Well, the rainy day bit is true. The rains have arrived, and they are nothing if not persistent. Thunderously loud, they dominated my training, fortuitously coming at the end of the day to usher us out the door.
Three days of a training for the Food Security Working Group was the nail-biter of my nine weeks in Burma (also known as Myanmar). Nothing is more intimidating to me then standing in front of a group of expectant people, hoping that my material is the right level, the right amount. Students here don’t grow up in the system that we’re used to in the United States; we learn from day one to ask questions, to be persistent in our learning. Here they learn to copy, to repeat, to move on. That does not always transition well into a participatory training in which all participants sit, poised with pen and paper ready to listen, copy, repeat.

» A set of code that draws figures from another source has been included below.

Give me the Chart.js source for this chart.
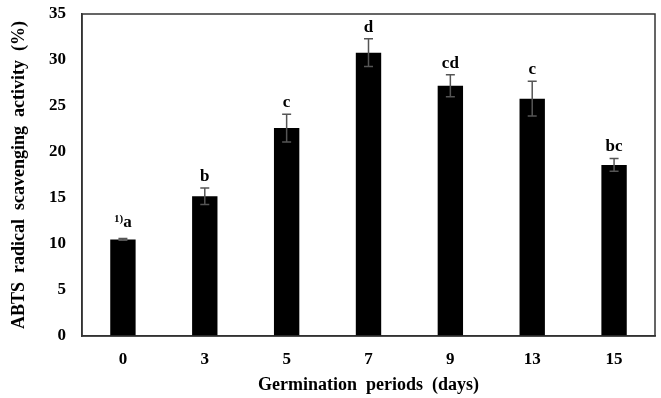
<!DOCTYPE html>
<html>
<head>
<meta charset="utf-8">
<script src="https://cdn.jsdelivr.net/npm/chart.js@4"></script>
<style>
  html, body { margin: 0; padding: 0; background: #fff; }
  #wrap { width: 661px; height: 398px; }
</style>
</head>
<body>
<div id="wrap"><canvas id="abtsChart" width="661" height="398"></canvas></div>
<script>
const periods = ['0', '3', '5', '7', '9', '13', '15'];
const activity = [10.5, 15.2, 22.6, 30.8, 27.2, 25.8, 18.6];
const errors = [0.1, 0.9, 1.5, 1.5, 1.2, 1.9, 0.7];
const letters = ['a', 'b', 'c', 'd', 'cd', 'c', 'bc'];
const footnoteMark = '1)';
const yMin = 0;
const yMax = 35;
const yStep = 5;

const serif = '"Liberation Serif", "Times New Roman", serif';

// error bars, significance letters and the box around the plot
const decorPlugin = {
    id: 'decor',
    afterDatasetsDraw(chart) {
        const ctx = chart.ctx;
        const xs = chart.scales.x;
        const ys = chart.scales.y;
        const area = chart.chartArea;

        ctx.save();
        ctx.strokeStyle = '#555';
        ctx.lineWidth = 1.5;
        activity.forEach((v, i) => {
            const x = xs.getPixelForValue(i);
            const top = ys.getPixelForValue(v + errors[i]);
            const bot = ys.getPixelForValue(v - errors[i]);
            ctx.beginPath();
            ctx.moveTo(x, top); ctx.lineTo(x, bot);
            ctx.moveTo(x - 4.5, top); ctx.lineTo(x + 4.5, top);
            ctx.moveTo(x - 4.5, bot); ctx.lineTo(x + 4.5, bot);
            ctx.stroke();
        });

        ctx.fillStyle = '#000';
        ctx.textBaseline = 'alphabetic';
        letters.forEach((txt, i) => {
            const x = xs.getPixelForValue(i);
            const y = ys.getPixelForValue(activity[i] + errors[i]) - 7;
            ctx.font = 'bold 17px ' + serif;
            if (i === 0) {
                const wMain = ctx.measureText(txt).width;
                ctx.font = 'bold 11px ' + serif;
                const wSup = ctx.measureText(footnoteMark).width;
                const start = x - (wMain + wSup) / 2;
                ctx.textAlign = 'left';
                ctx.fillText(footnoteMark, start, y - 9);
                ctx.font = 'bold 17px ' + serif;
                ctx.fillText(txt, start + wSup, y - 4);
            } else {
                ctx.textAlign = 'center';
                ctx.fillText(txt, x, y);
            }
        });

        ctx.strokeStyle = '#333';
        ctx.lineWidth = 1.5;
        ctx.strokeRect(area.left, area.top, area.right - area.left, area.bottom - area.top);
        ctx.restore();
    }
};

new Chart(document.getElementById('abtsChart'), {
    type: 'bar',
    data: {
        labels: periods,
        datasets: [{
            data: activity,
            backgroundColor: '#000',
            borderWidth: 0,
            barPercentage: 0.31,
            categoryPercentage: 1
        }]
    },
    options: {
        responsive: false,
        animation: false,
        devicePixelRatio: 1,
        layout: { padding: { top: 14, right: 6, left: 0, bottom: 0 } },
        plugins: {
            legend: { display: false },
            tooltip: { enabled: false }
        },
        scales: {
            x: {
                grid: { display: false, drawTicks: false },
                border: { display: true, color: '#333', width: 1.5 },
                ticks: {
                    color: '#000',
                    padding: 13,
                    font: { family: serif, size: 17, weight: 'bold' }
                },
                title: {
                    display: true,
                    text: 'Germination  periods  (days)',
                    color: '#000',
                    padding: { top: 0, bottom: 2 },
                    font: { family: serif, size: 18, weight: 'bold' }
                },
                afterFit(scale) { scale.height = 62; }
            },
            y: {
                min: yMin,
                max: yMax,
                grid: { display: false, drawTicks: false },
                border: { display: true, color: '#333', width: 1.5 },
                ticks: {
                    stepSize: yStep,
                    color: '#000',
                    padding: 16,
                    font: { family: serif, size: 17, weight: 'bold' }
                },
                title: {
                    display: true,
                    text: 'ABTS  radical  scavenging  activity  (%)',
                    color: '#000',
                    padding: { top: 9, bottom: 0 },
                    font: { family: serif, size: 18, weight: 'bold' }
                },
                afterFit(scale) {
                    scale.width = 82;
                    scale.paddingTop = 0;
                    scale.paddingBottom = 0;
                }
            }
        }
    },
    plugins: [decorPlugin]
});
</script>
</body>
</html>
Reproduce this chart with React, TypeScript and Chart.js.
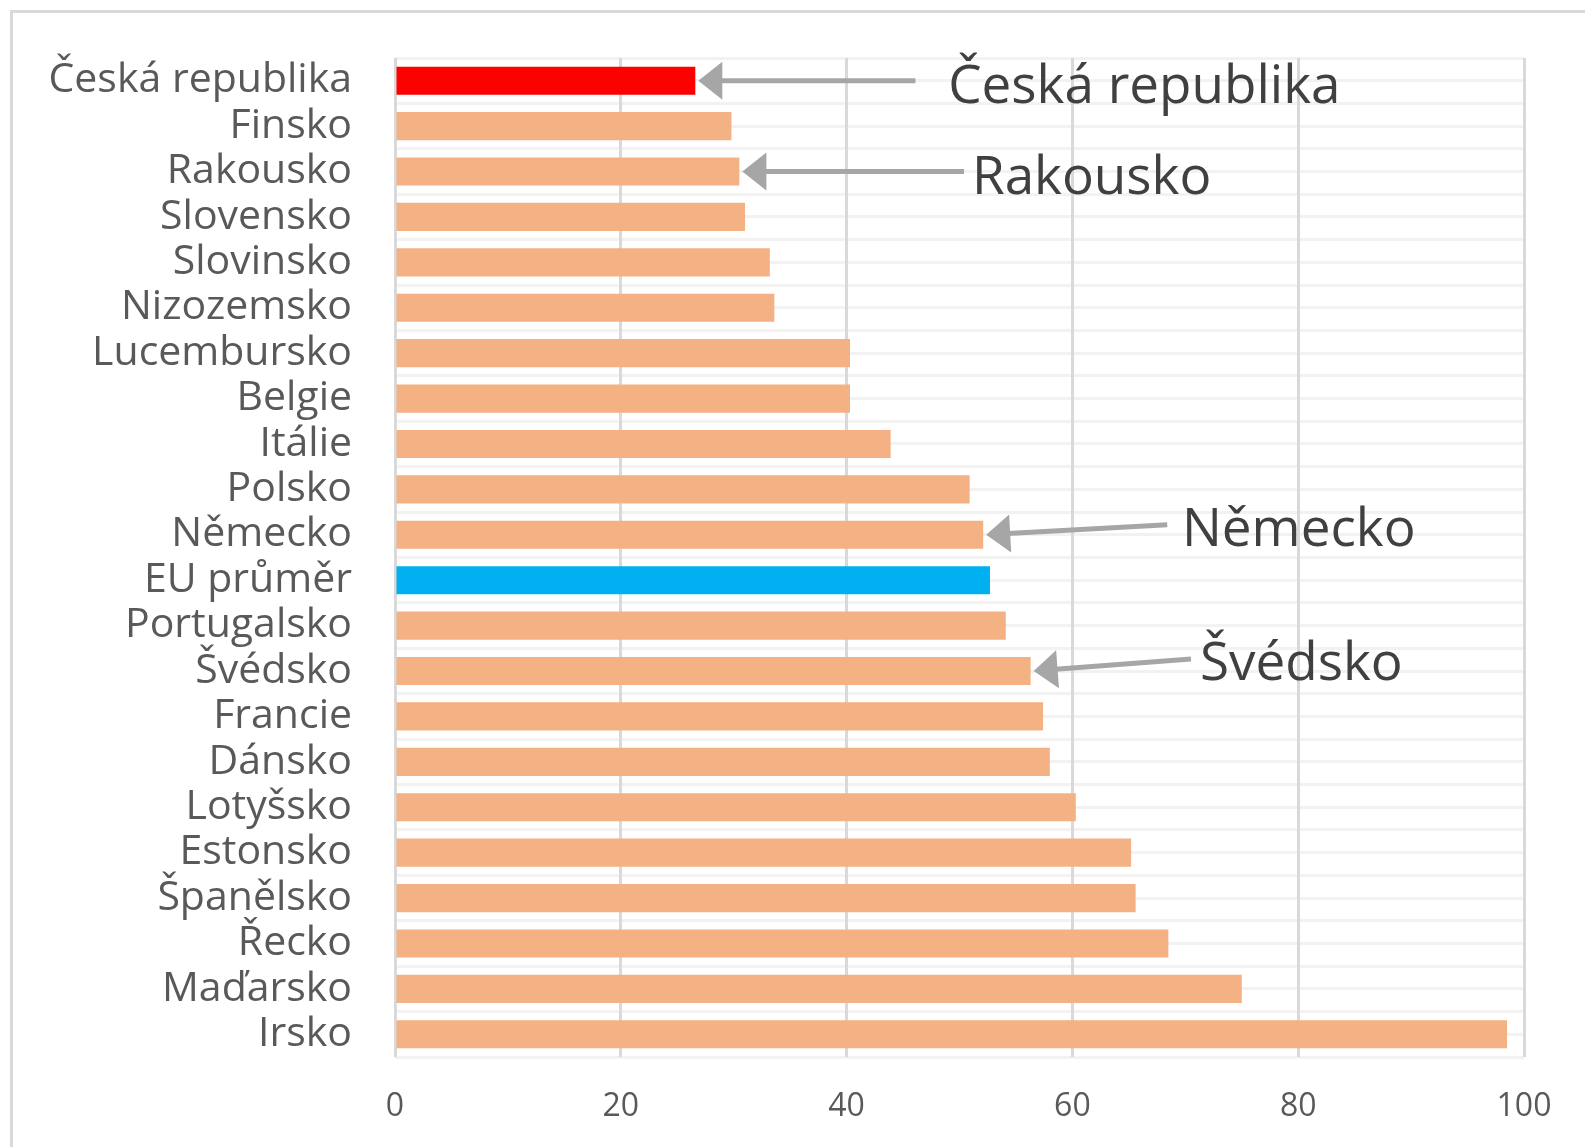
import React, { useEffect, useRef } from "react";
import { Chart, registerables } from "chart.js";

Chart.register(...registerables);

const categories = [
  "Česká republika", "Finsko", "Rakousko", "Slovensko", "Slovinsko", "Nizozemsko",
  "Lucembursko", "Belgie", "Itálie", "Polsko", "Německo", "EU průměr",
  "Portugalsko", "Švédsko", "Francie", "Dánsko", "Lotyšsko", "Estonsko",
  "Španělsko", "Řecko", "Maďarsko", "Irsko",
];

const values = [
  26.6, 29.8, 30.5, 31.0, 33.2, 33.6, 40.3, 40.3, 43.9, 50.9, 52.1, 52.7,
  54.1, 56.3, 57.4, 58.0, 60.3, 65.2, 65.6, 68.5, 75.0, 98.5,
];

const xTickValues = [0, 20, 40, 60, 80, 100];

const highlightCountry = "Česká republika";
const highlightAverage = "EU průměr";

const annotationLabels = ["Česká republika", "Rakousko", "Německo", "Švédsko"];
const annotationTargets = ["Česká republika", "Rakousko", "Německo", "Švédsko"];
const annotationTailValues = [46.1, 50.4, 68.4, 70.5];
const annotationTextValues = [49.0, 51.1, 69.7, 71.3];

const COLOR_BAR = "#F4B183";
const COLOR_CZ = "#FF0000";
const COLOR_EU = "#00B0F0";
const FONT = "'Open Sans', 'Noto Sans', sans-serif";

const tailDy = [0, 0, -10, -12];
const textDy = [22, 22, 11, 9];

const arrowPlugin = {
  id: "arrowAnnotations",
  afterDatasetsDraw(chart: any) {
    const ctx = chart.ctx;
    const xs = chart.scales.x;
    const ys = chart.scales.y;
    ctx.save();
    annotationTargets.forEach((target, i) => {
      const idx = categories.indexOf(target);
      const yc = ys.getPixelForValue(idx);
      const tipX = xs.getPixelForValue(values[idx]) + 3;
      const tailX = xs.getPixelForValue(annotationTailValues[i]);
      const tailY = yc + tailDy[i];
      const ang = Math.atan2(tailY - yc, tailX - tipX);
      const headLen = 24;
      const headHalf = 19;
      const bx = tipX + Math.cos(ang) * headLen;
      const by = yc + Math.sin(ang) * headLen;
      ctx.strokeStyle = "#a6a6a6";
      ctx.fillStyle = "#a6a6a6";
      ctx.lineWidth = 5;
      ctx.beginPath();
      ctx.moveTo(bx - Math.cos(ang) * 2, by - Math.sin(ang) * 2);
      ctx.lineTo(tailX, tailY);
      ctx.stroke();
      const px = -Math.sin(ang);
      const py = Math.cos(ang);
      ctx.beginPath();
      ctx.moveTo(tipX, yc);
      ctx.lineTo(bx + px * headHalf, by + py * headHalf);
      ctx.lineTo(bx - px * headHalf, by - py * headHalf);
      ctx.closePath();
      ctx.fill();

      ctx.fillStyle = "#404040";
      ctx.font = `53px ${FONT}`;
      ctx.textAlign = "left";
      ctx.textBaseline = "alphabetic";
      ctx.fillText(annotationLabels[i], xs.getPixelForValue(annotationTextValues[i]), yc + textDy[i]);
    });
    ctx.restore();
  },
};

export default function App() {
  const canvasRef = useRef<HTMLCanvasElement | null>(null);

  useEffect(() => {
    document.body.style.margin = "0";
    document.body.style.overflow = "hidden";
    const canvas = canvasRef.current;
    if (!canvas) return;
    const colors = categories.map((c) =>
      c === highlightCountry ? COLOR_CZ : c === highlightAverage ? COLOR_EU : COLOR_BAR
    );
    const chart = new Chart(canvas, {
      type: "bar",
      data: {
        labels: categories,
        datasets: [
          {
            data: values,
            backgroundColor: colors,
            borderWidth: 0,
            barPercentage: 0.62,
            categoryPercentage: 1,
          },
        ],
      },
      options: {
        indexAxis: "y",
        animation: false,
        responsive: false,
        devicePixelRatio: 1,
        layout: { padding: { left: 0, top: 58, right: 61, bottom: 0 } },
        plugins: {
          legend: { display: false },
          tooltip: { enabled: false },
        },
        scales: {
          x: {
            type: "linear",
            min: 0,
            max: 100,
            afterBuildTicks: (scale: any) => {
              scale.ticks = xTickValues.map((v) => ({ value: v }));
            },
            afterFit: (scale: any) => {
              scale.height = 90;
              scale.paddingLeft = 0;
              scale.paddingRight = 0;
            },
            grid: { color: "#d9d9d9", lineWidth: 3, drawTicks: false, z: -1 },
            border: { display: false },
            ticks: {
              color: "#595959",
              font: { family: FONT, size: 32 },
              padding: 31,
            },
          },
          y: {
            type: "category",
            offset: true,
            afterFit: (scale: any) => {
              scale.width = 395;
              scale.paddingTop = 0;
              scale.paddingBottom = 0;
            },
            grid: { color: "#f2f2f2", lineWidth: 3, drawTicks: false, offset: true, z: -2 },
            border: { display: false },
            ticks: {
              color: "#595959",
              font: { family: FONT, size: 41 },
              padding: 43,
              autoSkip: false,
            },
          },
          y2: {
            type: "category",
            position: "left",
            offset: true,
            afterFit: (scale: any) => {
              scale.width = 0;
              scale.paddingTop = 0;
              scale.paddingBottom = 0;
            },
            grid: { color: "#f2f2f2", lineWidth: 3, drawTicks: false, offset: false, z: -2 },
            border: { display: false },
            ticks: { display: false },
          },
        },
      },
      plugins: [arrowPlugin],
    } as any);
    return () => chart.destroy();
  }, []);

  return (
    <div style={{ position: "relative", width: 1585, height: 1147, overflow: "hidden", background: "#fff" }}>
      <div
        style={{
          position: "absolute",
          left: 10,
          top: 10,
          width: 2000,
          height: 2000,
          border: "3px solid #d9d9d9",
          boxSizing: "border-box",
        }}
      />
      <canvas ref={canvasRef} width={1585} height={1147} style={{ position: "absolute", left: 0, top: 0 }} />
    </div>
  );
}
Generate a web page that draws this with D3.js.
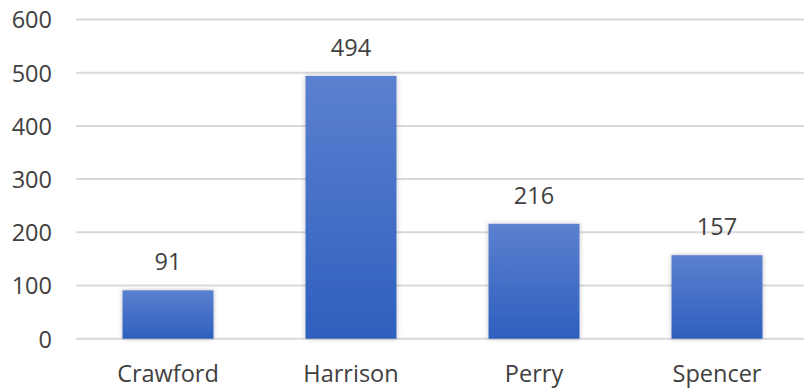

How do you get students like that loosened up, talking, laughing? Start by cracking jokes, taking advantage of your position as awkward foreigner. Icebreakers – we’re talking about communication, so we’ll play the telephone game! Still fun, even in your thirties. Ask them every break if they have questions until they finally take pity on you and begin to interact. Wear ‘em down.
By the last day they were friends. Interactions became more meaningful, comments flowed with less probing. One group prepared a material that they hoped to continue to work on and publish after the workshop ended. An organic farming organization from Shan State asked me to help them form a partnership with Winrock for future trainings. Good things are happening for farmers in Burma. Slowly, slowly.
The days flew by. Too soon it was over, right when I found my rhythm for working with a translator, choosing my pauses, remembering tea breaks. They learned from me and I from them. I want to stay and work with all of their organizations, they’re all residing in beautiful places with interesting people.
Time, however, marches on, and I begin my last two weeks both reluctant to leave and excited for the road ahead.